Your goal:
Tally the lines holding the word "this" and state the count by itself.
## begin Dataset extract
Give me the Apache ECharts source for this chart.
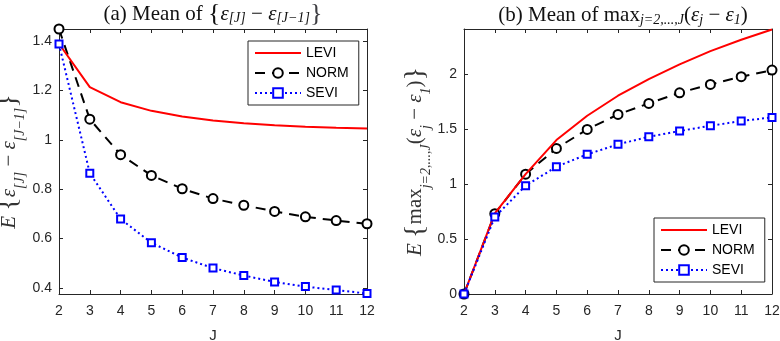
<!DOCTYPE html>
<html><head><meta charset="utf-8">
<script src="https://cdn.jsdelivr.net/npm/echarts@6/dist/echarts.min.js"></script>
<style>html,body{margin:0;padding:0;background:#fff}#c{width:780px;height:341px}</style>
</head><body><div id="c"></div>
<script>
const J = [2,3,4,5,6,7,8,9,10,11,12];
const seriesNames = ['LEVI','NORM','SEVI'];
// Panel (a): mean of eps[J] - eps[J-1]
const aLEVI = [1.390,1.214,1.153,1.118,1.095,1.079,1.068,1.060,1.053,1.049,1.046];
const aNORM = [1.450,1.084,0.940,0.856,0.802,0.762,0.735,0.710,0.688,0.673,0.660];
const aSEVI = [1.389,0.865,0.679,0.583,0.523,0.480,0.450,0.424,0.405,0.391,0.377];
// Panel (b): mean of max_{j} (eps_j - eps_1)
const bLEVI = [0,0.733,1.09,1.400,1.621,1.803,1.955,2.088,2.209,2.312,2.406];
const bNORM = [0,0.730,1.09,1.324,1.497,1.633,1.733,1.830,1.906,1.976,2.036];
const bSEVI = [0,0.700,0.985,1.157,1.270,1.361,1.430,1.482,1.530,1.573,1.606];
const aTicks = [0.4,0.6,0.8,1.0,1.2,1.4];
const bTicks = [0,0.5,1,1.5,2];
const xTicks = [2,3,4,5,6,7,8,9,10,11,12];

const AX = '#262626';
const SERIF = 'Liberation Serif, serif';
const pairs = (ys) => J.map((x,i)=>[x, ys[i]]);
const styles = {
  LEVI: {symbol:'none', lineStyle:{color:'#ff0000', width:2, type:'solid'}, itemStyle:{color:'#ff0000'}},
  NORM: {symbol:'emptyCircle', symbolSize:9, lineStyle:{color:'#000', width:2, type:[10,7]}, itemStyle:{color:'#000', borderColor:'#000', borderWidth:2}},
  SEVI: {symbol:'emptyRect', symbolSize:7, lineStyle:{color:'#0000ff', width:2, type:[2,3]}, itemStyle:{color:'#0000ff', borderColor:'#0000ff', borderWidth:2.2}}
};
function mk(name, data, xi, yi){
  return Object.assign({type:'line', name, data:pairs(data), xAxisIndex:xi, yAxisIndex:yi,
    clip:false, animation:false, showSymbol: name!=='LEVI', z: name==='LEVI'?3:(name==='NORM'?2:4)}, styles[name]);
}
const lblStyle = {color:AX, fontSize:14, fontFamily:'Liberation Sans, Arial, sans-serif'};
function xAxis(gi, top){
  return {type:'value', gridIndex:gi, min:2, max:12, position: top?'top':'bottom',
    axisLine:{show:true, onZero:false, lineStyle:{color:AX, width:1}},
    axisTick:{show:true, inside:true, length:4, customValues:xTicks, lineStyle:{color:AX}},
    axisLabel:{show:!top, customValues:xTicks, margin:10, ...lblStyle},
    splitLine:{show:false},
    name: top?'':'J', nameLocation:'middle', nameGap:34,
    nameTextStyle:{...lblStyle, fontSize:15}};
}
const nameRich = {
  it:{fontFamily:SERIF, fontStyle:'italic', fontSize:21, color:'#333'},
  e:{fontFamily:SERIF, fontStyle:'italic', fontSize:21, color:'#333'},
  t:{fontFamily:SERIF, fontSize:21, color:'#333'},
  sub:{fontFamily:SERIF, fontStyle:'italic', fontSize:14, color:'#333', verticalAlign:'bottom', padding:[0,0,-4,0]},
  br:{fontFamily:SERIF, fontSize:28, color:'#333'}
};
function yAxis(gi, right, mn, mx, ticks, name, gap){
  return {type:'value', gridIndex:gi, min:mn, max:mx, position: right?'right':'left',
    axisLine:{show:true, onZero:false, lineStyle:{color:AX, width:1}},
    axisTick:{show:true, inside:true, length:4, customValues:ticks, lineStyle:{color:AX}},
    axisLabel:{show:!right, customValues:ticks, margin:7, ...lblStyle},
    splitLine:{show:false},
    name: right?'':name, nameLocation:'middle', nameGap:gap, nameRotate:90,
    nameTextStyle:{color:'#333', fontFamily:SERIF, fontSize:28, rich:nameRich}};
}
const titleRich = {
  t:{fontFamily:SERIF, fontWeight:'normal', fontSize:21, color:'#111'},
  e:{fontFamily:SERIF, fontWeight:'normal', fontStyle:'italic', fontSize:21, color:'#111'},
  sub:{fontFamily:SERIF, fontWeight:'normal', fontStyle:'italic', fontSize:14, color:'#111', padding:[9,0,0,0]},
  br:{fontFamily:SERIF, fontWeight:'normal', fontSize:26, color:'#111'}
};
const legendBase = {orient:'vertical', itemWidth:46, itemHeight:12, itemGap:6,
  padding:[5,10,5,6], borderColor:AX, borderWidth:1, backgroundColor:'#fff',
  textStyle:{color:'#000', fontSize:14, fontFamily:'Liberation Sans, Arial, sans-serif'}, selectedMode:false};
const legendData = [{name:'LEVI', itemStyle:{opacity:0}}, {name:'NORM'}, {name:'SEVI'}];

const option = {
  backgroundColor:'#fff', animation:false,
  title:[
    {text:'{t|(a) Mean of }{br|{}{e|ε}{sub|[J]}{t| − }{e|ε}{sub|[J−1]}{br|\u007d}', left:208, top:-4, textAlign:'center',
      textStyle:{rich:titleRich, fontSize:26, fontWeight:'normal', fontFamily:SERIF}},
    {text:'{t|(b) Mean of max}{sub|j=2,...,J}{t|(}{e|ε}{sub|j}{t| − }{e|ε}{sub|1}{t|)}', left:618, top:-1, textAlign:'center',
      textStyle:{rich:titleRich, fontSize:21, fontWeight:'normal', fontFamily:SERIF}}
  ],
  grid:[
    {left:59, right:413, top:29, bottom:47, outerBoundsMode:'none', containLabel:false},
    {left:464, right:8, top:29, bottom:47, outerBoundsMode:'none', containLabel:false}
  ],
  legend:[
    Object.assign({left:248, top:41, data:legendData}, legendBase),
    Object.assign({left:654, top:218, data:legendData}, legendBase)
  ],
  xAxis:[xAxis(0,false), xAxis(0,true), xAxis(1,false), xAxis(1,true)],
  yAxis:[
    yAxis(0,false,0.375,1.45,aTicks,'{it|E }{br|{}{e|ε}{sub|[J]}{t| − }{e|ε}{sub|[J−1]}{br|\u007d}', 36),
    yAxis(0,true,0.375,1.45,aTicks,'',0),
    yAxis(1,false,0,2.41,bTicks,'{it|E }{br|{}{t|max}{sub|j=2,...,J}{t|(}{e|ε}{sub|j}{t| − }{e|ε}{sub|1}{t|)}{br|\u007d}', 34),
    yAxis(1,true,0,2.41,bTicks,'',0)
  ],
  series:[
    mk('LEVI',aLEVI,0,0), mk('NORM',aNORM,0,0), mk('SEVI',aSEVI,0,0),
    mk('LEVI',bLEVI,2,2), mk('NORM',bNORM,2,2), mk('SEVI',bSEVI,2,2)
  ]
};
const chart = echarts.init(document.getElementById('c'), null, {renderer:'canvas'});
chart.setOption(option);
</script></body></html>
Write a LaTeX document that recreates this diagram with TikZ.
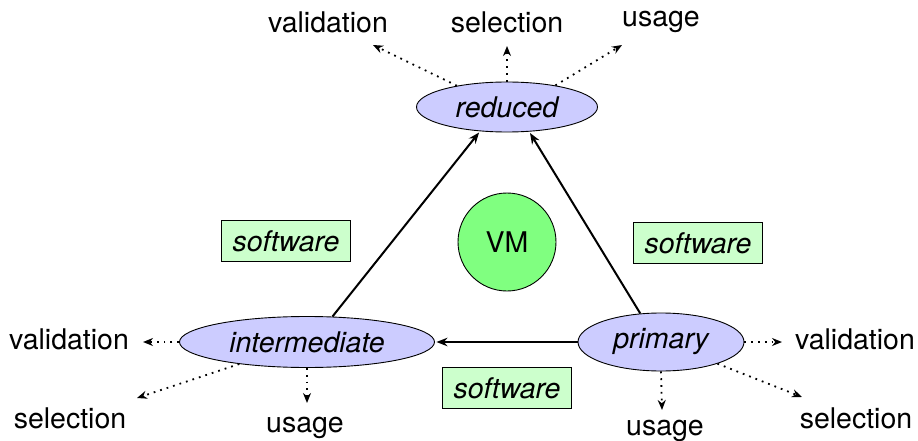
\documentclass[tikz,border=0pt]{standalone}
\usepackage{fontspec}
\setmainfont{TeX Gyre Heros}
\usetikzlibrary{shapes.geometric,arrows.meta}
\definecolor{stagefill}{RGB}{204,204,255}
\definecolor{toolfill}{RGB}{204,255,204}
\definecolor{vmfill}{RGB}{128,255,128}
\begin{document}
\begin{tikzpicture}[x=1pt,y=-1pt,
  txt/.style={font=\fontsize{28.5}{32}\selectfont},
  stage/.style={ellipse,draw,line width=0.9pt,fill=stagefill,inner sep=0pt,
    font=\fontsize{28.5}{32}\selectfont\itshape},
  tool/.style={rectangle,draw,line width=0.9pt,fill=toolfill,minimum width=129pt,
    minimum height=41pt,inner sep=0pt,font=\fontsize{28.5}{32}\selectfont\itshape},
  vm/.style={circle,draw,line width=0.9pt,fill=vmfill,minimum size=98pt,inner sep=0pt,
    font=\fontsize{28.5}{32}\selectfont},
  use/.style={txt,anchor=base,inner sep=0pt},
  flow/.style={line width=2pt,shorten >=1.5pt,-{Stealth[length=11pt,width=8.5pt]}},
  aux/.style={line width=1.8pt,dash pattern=on 1.8pt off 5pt,
    -{Stealth[length=10pt,width=8pt]}}]
\useasboundingbox (0,0) rectangle (918,441);

% the three stages
\node[stage,minimum width=181pt,minimum height=50pt] (red) at (507,107) {reduced};
\node[stage,minimum width=255pt,minimum height=51pt] (int) at (307,342) {intermediate};
\node[stage,minimum width=166pt,minimum height=58pt] (pri) at (661,342) {primary};

% centre and tools
\node[vm] (vm) at (507,242) {VM};
\node[tool] (swl) at (286,241) {software};
\node[tool] (swr) at (698,243) {software};
\node[tool] (swb) at (507,388) {software};

% main flow
\draw[flow] (int.45) -- (red.222);
\draw[flow] (pri.126) -- (red.-48);
\draw[flow] (pri.west) -- (int.east);

% uses of the reduced data
\node[use] (rv) at (328,33) {validation};
\node[use] (rs) at (507,33) {selection};
\node[use] (ru) at (661,27) {usage};
\coordinate (rvt) at (373,45);
\coordinate (rst) at (507,46);
\coordinate (rut) at (622,45);
\draw[aux] (red.157) -- (rvt);
\draw[aux] (red.90) -- (rst);
\draw[aux] (red.24) -- (rut);

% uses of the intermediate data
\node[use] (iv) at (69,349) {validation};
\node[use] (is) at (70,428) {selection};
\node[use] (iu) at (305,432) {usage};
\coordinate (ivt) at (143,342);
\coordinate (ist) at (137,398);
\coordinate (iut) at (307,403);
\draw[aux] (int.180) -- (ivt);
\draw[aux] (int.198) -- (ist);
\draw[aux] (int.270) -- (iut);

% uses of the primary data
\node[use] (pv) at (855,349) {validation};
\node[use] (ps) at (856,428) {selection};
\node[use] (pu) at (665,435) {usage};
\coordinate (pvt) at (782,342);
\coordinate (pst) at (802,397);
\coordinate (put) at (662,410);
\draw[aux] (pri.0) -- (pvt);
\draw[aux] (pri.-21) -- (pst);
\draw[aux] (pri.270) -- (put);
\end{tikzpicture}
\end{document}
## end Dataset extract
The response:
2